Personally, if I was Jimmy, I would have turned right around and headed back for Metropolis after about one night spent on old Moose Island. Sure, it might be enjoyable to spend a day exploring the rocky terrain-even if Jimmy has never appeared as the nature lover type to me, more of a hot dog and ballgame kind of guy-but otherwise for companionship he's pretty much limited to his old Aunt, who he has not seen since he was a baby, a shy deaf mute servant girl (Allene Roberts, later in The Whistling Bird) and his cousin Chris who has the personality of a rabid pit bull and threatens Jim at every turn. Then toss in the directionless and haunting cry of what sounds to be someone in danger ("Help me! I'm drowning!") which Jimmy hears every time he is off by himself and that's about everything the place has to offer.

Some vacation! Of course, nothing is really as it seems in this episode. A certain Mrs. Carmody (Sara Padden) and her son Chris (Jimmy Ogg), the latter in league with some smugglers who use the lighthouse to bring in their stolen goods, have kept the real Aunt Louisa (Effie Laird)* prisoner while they impersonate her and Jim's real cousin Chris who is away in the service (what a coincidence both women have sons named Chris, convenient too). Clark Kent, hearing Jimmy's tale during a phone conversation, catches on pretty quickly that something isn't kosher on the island and in what has to be one of the oddest flying sequences in the series' history (without the aid of DVD slowdown I would have had one hell of a time figuring out, given the peculiar angle and framing of the shot, just exactly what I was watching) Superman joins Jimmy to straighten things out. It takes a bit of time, however, and before the whole thing is over the young reporter gets himself beat up and knocked out by the phony Chris and Mack (William Challee), his partner in crime. Left to drown by the incoming sea, Superman arrives just in time to save him and to (off screen) release the real and quite resilient Aunt Louisa who, with pistol in hand, has a fine old time holding both Mrs. Carmody and her offspring until the Coast Guard authorities (led by all purpose TAOS actor Steve Carr) arrive. She's also mighty impressed by the Man of Steel ("Where's that handsome Superman?" she asks Jimmy) and in addition, seems to be one-if not the only-person in the history of the show to note a resemblance between Clark and Superman ("Why he's handsome too. As a matter of fact he looks….") which sends Kent in hurriedly ducking in the opposite direction.

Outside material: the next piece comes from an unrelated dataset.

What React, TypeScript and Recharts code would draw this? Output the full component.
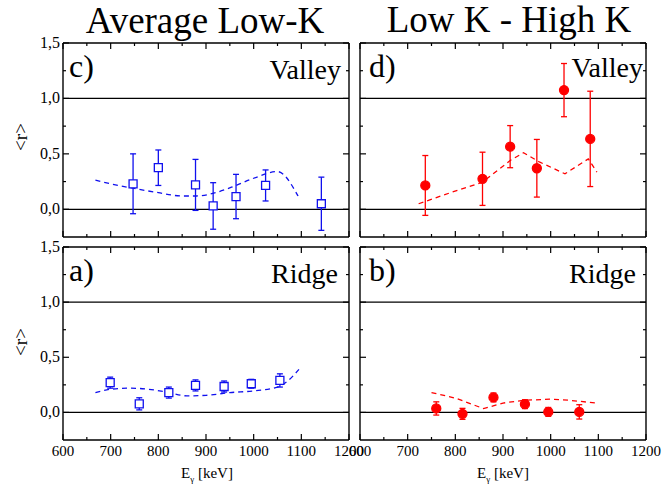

The Haunted Lighthouse was an early entry in the first season and it's a dandy. It's really all a showcase for Jack Larson who as usual handles the assignment masterfully. In other less capable hands the role of Jimmy could come off as embarrassingly naïve, even silly, but Larson makes him a believable and vulnerable innocent who we genuinely like and feel concern and empathy for. We share in his growing anxiety and later fear which, because of the sincerity of his performance, seems legitimate to us. The episode is a great showcase for the actor. He was never better in the series and that's saying a lot.

Atmosphere has a lot to do with the success of this particular show and director Tommy Carr and writer Eugene Solow, wishing to establish the mysterious aspect of the story while highlighting the forlorn and isolated local of Moose Island with its fog marinated landscape and precarious cliffs and jutting rocks, jump start things with a highly evocative and haunting opening narration by George Reeves in which, against stock footage of the angry swelling sea and rugged coast (and with the first year music never more effective at creating mood) he sets the stage for the story. I've always wondered if this narration was in the first version of the script or whether it was a late addition, something the writer/director came up with when they were not satisfied with the original opening of Jimmy just arriving on the island. Regardless of which, it's a great touch and Reeves flat, unemotional delivery is excellent.

The Haunted Lighthouse, much like many other first year offerings, is a tidy little B thriller, condensed into a half hour. Even without Superman it would be, thanks to Larson's efforts, Carr's taut direction and the supporting players (including the unbilled Peter Parrot), engrossing and highly memorable.

* The end credits, by the way, incorrectly list Maude Prickett (who would later show up in The Deserted Village) as being cast as Aunt Louisa. Whether Ms. Prickett was originally cast in the part and had to be replaced at the last moment-to late to re-write the credits-has never been positively established.